Jasmine is there, from top to base of the scent. If one is familiar with this note in perfumes then they have learned to expect a thick, sweet, animalic flower vibe that to many is associated to the smell of an old lady. Coquette but old. The jasmine in Sarrasins tells a different story. If white flowers to you are synonymous to feminine scents you have to try this one. No hint of sweetness whatsoever. The white flower is laced with the most unexpected topnote that is so familiar yet so difficult to name. Why is this difficult? Because you would never dare to associate it with a flower scent: it is car exhaust, petrol fumes! A touch of camphor in there too, like one would expect from a car exhaust pipe. A bit of black pepper adds to the dryness of the composition. As the wearing progresses jasmine seems to take a step back. Not that it becomes less noticeable. It’s like saying that King Kong took one step back. You will always be able to see him. But it feels like you are smelling the jasmine through the mist of its accompanying notes. The fumes, the pepper and the musk that slowly emerges giving an animalic note to the composition. Not the usual animalic note that comes from the jasmine’s indoles. What comes to mind is the smell of a cat’s fur. Something velvety, pleasing in a strange way, always flirting with aversion but remaining familiar and comforting.

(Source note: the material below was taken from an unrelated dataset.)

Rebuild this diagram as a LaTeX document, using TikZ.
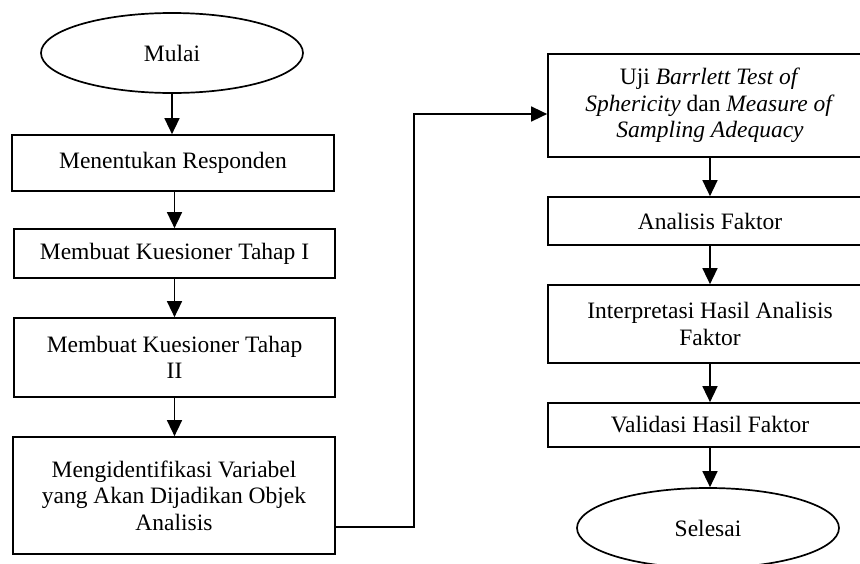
\documentclass[tikz,border=0pt]{standalone}
\usepackage{fontspec}
\setmainfont{Liberation Serif}
\usetikzlibrary{arrows.meta,shapes.geometric}
\begin{document}
\begin{tikzpicture}[x=1pt,y=-1pt,
  txt/.style={font=\fontsize{23.5}{26.5}\selectfont,align=center},
  box/.style={txt,draw,line width=1.7pt,rectangle,inner sep=0pt},
  oval/.style={txt,draw,line width=1.7pt,ellipse,inner sep=0pt,minimum width=262pt,minimum height=80pt},
  arr/.style={line width=1.5pt,-{Triangle[length=16pt,width=15pt]}}]
\useasboundingbox (0,0) rectangle (860,563);
\clip (0,0) rectangle (860,563);
% left column
\node[oval] (mulai) at (172,53) {Mulai};
\node[box,minimum width=322pt,minimum height=56pt] (b1) at (173,163) {Menentukan Responden};
\node[box,minimum width=321pt,minimum height=49pt] (b2) at (174.5,253.5) {Membuat Kuesioner Tahap I};
\node[box,minimum width=321pt,minimum height=79pt] (b3) at (174.5,357.5) {Membuat Kuesioner Tahap\\II};
\node[box,minimum width=322pt,minimum height=117pt] (b4) at (174,495.5) {Mengidentifikasi Variabel\\yang Akan Dijadikan Objek\\Analisis};
% right column
\node[box,minimum width=324pt,minimum height=103pt] (r1) at (710,105.5) {Uji \textit{Barrlett Test of}\\\textit{Sphericity} dan \textit{Measure of}\\\textit{Sampling Adequacy}};
\node[box,minimum width=324pt,minimum height=48pt] (r2) at (710,221) {Analisis Faktor};
\node[box,minimum width=324pt,minimum height=78pt] (r3) at (710,324) {Interpretasi Hasil Analisis\\Faktor};
\node[box,minimum width=324pt,minimum height=44pt] (r4) at (710,425) {Validasi Hasil Faktor};
\node[oval] (selesai) at (708,528) {Selesai};
% connectors
\draw[arr] (mulai.south) -- (mulai.south |- b1.north);
\draw[arr] (b1.south -| b2) -- (b2.north);
\draw[arr] (b2.south) -- (b3.north);
\draw[arr] (b3.south) -- (b3.south |- b4.north);
\coordinate (bend) at (414,527);
\draw[arr] ([yshift=-31.5pt]b4.east) -- (bend) |- ([yshift=-8.5pt]r1.west);
\draw[arr] (r1.south) -- (r2.north);
\draw[arr] (r2.south) -- (r3.north);
\draw[arr] (r3.south) -- (r4.north);
\draw[arr] (r4.south) -- (r4.south |- selesai.north);
\end{tikzpicture}
\end{document}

While usually jasmine perfumes echo the smell of old, pricked, dead, stale, almost rotting jasmines, Sarrasins manages to capture the ethereal fragrance of a jasmine garden in full bloom in a hot summer night. I would imagine that Serge Lutens traveled to a hidden oasis in the middle of the desert and commissioned the local artisans to distil the oils of jasmine not from the harvested flowers but from the desert air. I imagine old men unwrapping their turbans in the night air, letting them fly in the desert breeze. Collecting them again in the morning and extracting the spirit of jasmines, not the fragrance. In a sense, Sarrasins is the platonic ideal of jasmine in a bottle. Every time I open the bottle I can’t help but feeling like walking by a rough brick wall. Suddenly the smell of the jasmine garden hidden behind the wall hits me and I have to tilt my head back filling my lungs with the flower infused night air. And opening my eyes again I now face the star studded night sky which has the exact same color as the magical fragrance inside the bell shaped Sarrasins bottle.